Nonlinear Bifurcation and Numerical Analysis of Equilibria in Heated Curved Endoscopic Peristaltic Flow

Bifurcation analysis constitutes a powerful tool for understanding transport flow phenomena arising from peristaltic motion in a curved heated endoscope. This approach is useful for assessing a peristaltic endoscope model in a curved tube. Bifurcation and dynamical analyses reveal heat transfer and entropy behavior at critical points. The stream function has been determined through an exact analytical approach, incorporating the coupled wave velocities in curvilinear coordinates that characterize the peristaltic motion of the endoscope.

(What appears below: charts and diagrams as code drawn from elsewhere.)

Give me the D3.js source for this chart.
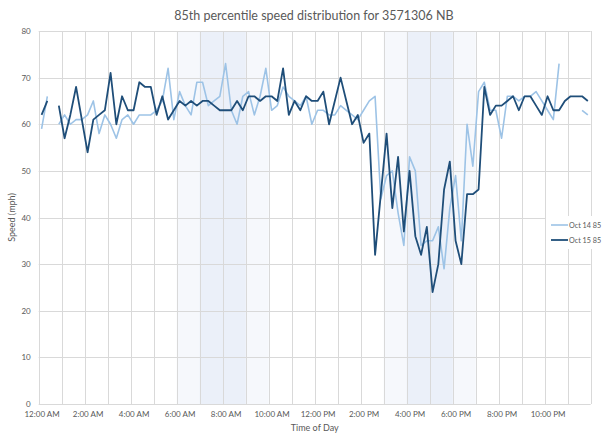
<!DOCTYPE html>
<html>
<head>
<meta charset="utf-8">
<script src="https://cdn.jsdelivr.net/npm/d3@7"></script>
<style>
  html, body { margin: 0; padding: 0; background: #ffffff; }
  svg { display: block; font-family: Lato, "Open Sans", sans-serif; }
</style>
</head>
<body>
<svg id="chart" width="603" height="434"></svg>
<script>
// 15-minute slots across the day (index 0 = 12:00 AM)
const slotCount = 96;

// 85th percentile speed per 15-minute slot (mph); null = no reading
const oct14 = [
  59, 66, null, 60, 62, 60, 61, 61, 62, 65, 58, 62, 60, 57, 61, 62,
  60, 62, 62, 62, 63, 65, 72, 61, 67, 64, 62, 69, 69, 64, 65, 66,
  73, 63, 60, 66, 67, 62, 66, 72, 63, 64, 68, 66, 65, 64, 66, 60,
  63, 63, 62, 62, 64, 63, 62, 61, 63, 65, 66, 44, 49, 50, 41, 34,
  53, 50, 34, 35, 35, 38, 29, 42, 49, 35, 60, 51, 67, 69, 63, 63,
  57, 66, 66, 65, 66, 66, 67, 65, 63, 61, 73, null, null, null, 63, 62
];
const oct15 = [
  62, 65, null, 64, 57, 62, 68, 61, 54, 61, 62, 63, 71, 60, 66, 63,
  63, 69, 68, 68, 62, 66, 61, 63, 65, 64, 65, 64, 65, 65, 64, 63,
  63, 63, 65, 63, 66, 66, 65, 66, 66, 65, 72, 62, 65, 63, 66, 65,
  65, 67, 60, 65, 70, 65, 60, 62, 56, 58, 32, 45, 58, 42, 53, 37,
  50, 36, 32, 38, 24, 30, 46, 52, 35, 30, 45, 45, 46, 68, 62, 64,
  64, 65, 66, 63, 66, 66, 64, 62, 66, 63, 63, 65, 66, 66, 66, 65
];

const seriesNames = ["Oct 14 85", "Oct 15 85"];
const seriesColors = ["#9dc3e6", "#1f4e79"];

// x-axis labels every two hours
const tickHours = [0, 2, 4, 6, 8, 10, 12, 14, 16, 18, 20, 22];
const tickLabels = ["12:00 AM", "2:00 AM", "4:00 AM", "6:00 AM", "8:00 AM", "10:00 AM",
                    "12:00 PM", "2:00 PM", "4:00 PM", "6:00 PM", "8:00 PM", "10:00 PM"];
const yTicks = [0, 10, 20, 30, 40, 50, 60, 70, 80];

// peak periods (hours): outer window and inner core
const peakOuter = [[6, 10], [15, 19]];
const peakInner = [[7, 9], [16, 18]];

const svg = d3.select("#chart");
const plot = { left: 38.7, right: 590.7, top: 31, bottom: 404 };

const x = d3.scaleLinear().domain([0, 24]).range([plot.left, plot.right]);
const y = d3.scaleLinear().domain([0, 80]).range([plot.bottom, plot.top]);
const slotHour = i => (i + 0.5) / 4;

// shaded peak windows
svg.append("g").selectAll("rect.outer").data(peakOuter).join("rect")
  .attr("x", d => x(d[0])).attr("width", d => x(d[1]) - x(d[0]))
  .attr("y", plot.top).attr("height", plot.bottom - plot.top)
  .attr("fill", "#f6f8fc");
svg.append("g").selectAll("rect.inner").data(peakInner).join("rect")
  .attr("x", d => x(d[0])).attr("width", d => x(d[1]) - x(d[0]))
  .attr("y", plot.top).attr("height", plot.bottom - plot.top)
  .attr("fill", "#ebf0f9");

// gridlines
const grid = svg.append("g").attr("stroke", "#d9d9d9").attr("stroke-width", 1);
grid.selectAll("line.h").data(yTicks).join("line")
  .attr("x1", plot.left).attr("x2", plot.right)
  .attr("y1", d => Math.round(y(d)) + 0.5).attr("y2", d => Math.round(y(d)) + 0.5);
grid.selectAll("line.v").data(d3.range(0, 25)).join("line")
  .attr("x1", d => Math.round(x(d)) + 0.5).attr("x2", d => Math.round(x(d)) + 0.5)
  .attr("y1", plot.top).attr("y2", plot.bottom);

// y axis labels
const yAxis = d3.axisLeft(y).tickValues(yTicks).tickSize(0).tickPadding(8);
const gy = svg.append("g").attr("transform", `translate(${plot.left},0)`).call(yAxis);
gy.select(".domain").remove();
gy.selectAll("text").attr("fill", "#595959").attr("font-size", 8).attr("font-family", "Lato, sans-serif");

// x axis labels
const xAxis = d3.axisBottom(x).tickValues(tickHours.map(h => h + 0.125))
  .tickFormat((d, i) => tickLabels[i]).tickSize(0).tickPadding(7);
const gx = svg.append("g").attr("transform", `translate(0,${plot.bottom})`).call(xAxis);
gx.select(".domain").remove();
gx.selectAll("text").attr("fill", "#595959").attr("font-size", 8).attr("font-family", "Lato, sans-serif");

// axis titles and chart title
svg.append("text").attr("x", 314).attr("y", 20).attr("text-anchor", "middle")
  .attr("fill", "#595959").attr("font-size", 12.5).text("85th percentile speed distribution for 3571306 NB");
svg.append("text").attr("x", (plot.left + plot.right) / 2).attr("y", 431).attr("text-anchor", "middle")
  .attr("fill", "#595959").attr("font-size", 9).text("Time of Day");
svg.append("text").attr("transform", `translate(15,${(plot.top + plot.bottom) / 2}) rotate(-90)`)
  .attr("text-anchor", "middle").attr("fill", "#595959").attr("font-size", 9).text("Speed (mph)");

// series lines
const line = d3.line()
  .defined(d => d != null)
  .x((d, i) => x(slotHour(i)))
  .y(d => y(d));

[oct14, oct15].forEach((vals, k) => {
  svg.append("path").datum(vals)
    .attr("fill", "none")
    .attr("stroke", seriesColors[k])
    .attr("stroke-width", k === 0 ? 1.6 : 1.8)
    .attr("stroke-linejoin", "round")
    .attr("d", line);
});

// legend
const legend = svg.append("g").attr("transform", "translate(546,216)");
legend.append("rect").attr("x", 0).attr("y", 0).attr("width", 60).attr("height", 33).attr("fill", "#ffffff");
seriesNames.forEach((name, k) => {
  const ly = 9 + k * 15;
  legend.append("line").attr("x1", 5).attr("x2", 22).attr("y1", ly).attr("y2", ly)
    .attr("stroke", seriesColors[k]).attr("stroke-width", k === 0 ? 1.6 : 1.8);
  legend.append("text").attr("x", 23).attr("y", ly + 3).attr("fill", "#595959")
    .attr("font-size", 7.2).text(name);
});
</script>
</body>
</html>
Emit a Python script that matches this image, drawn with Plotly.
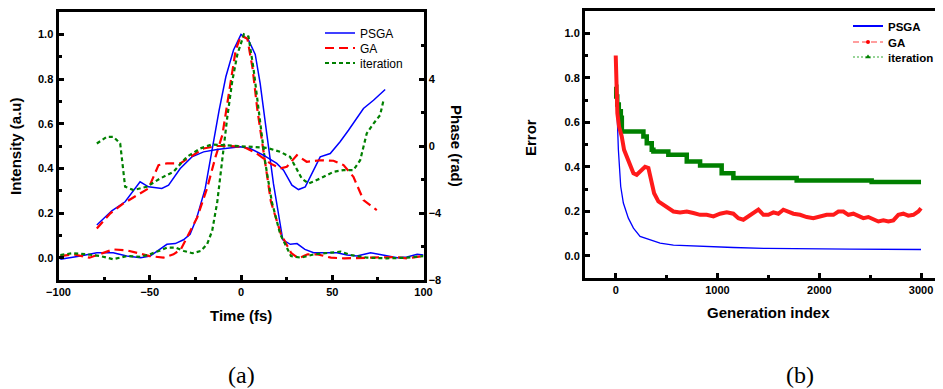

Endoscopic peristaltic motion is analyzed by determining and classifying equilibrium points analytically and through a homotopy continuation–based numerical framework, enabling comprehensive exploration of bifurcations and topological transitions in the curved bounded channel. The identification of saddle-node, periodic, and heteroclinic orbits in the endoscopic peristaltic flow indicates qualitative transitions within the attraction basin, leading to the appearance or disappearance of partial and complete trapping zones. The results reveal that the catheter radius ratio, amplitude ratio, and flow rate significantly influence the streamline bifurcation structure. An increase in the catheter radius ratio stabilizes the flow and suppresses bifurcation, while higher amplitude ratios and flow rates promote stronger vortical motion, enhancing heat transfer and entropy generation within the endoscopic peristaltic channel.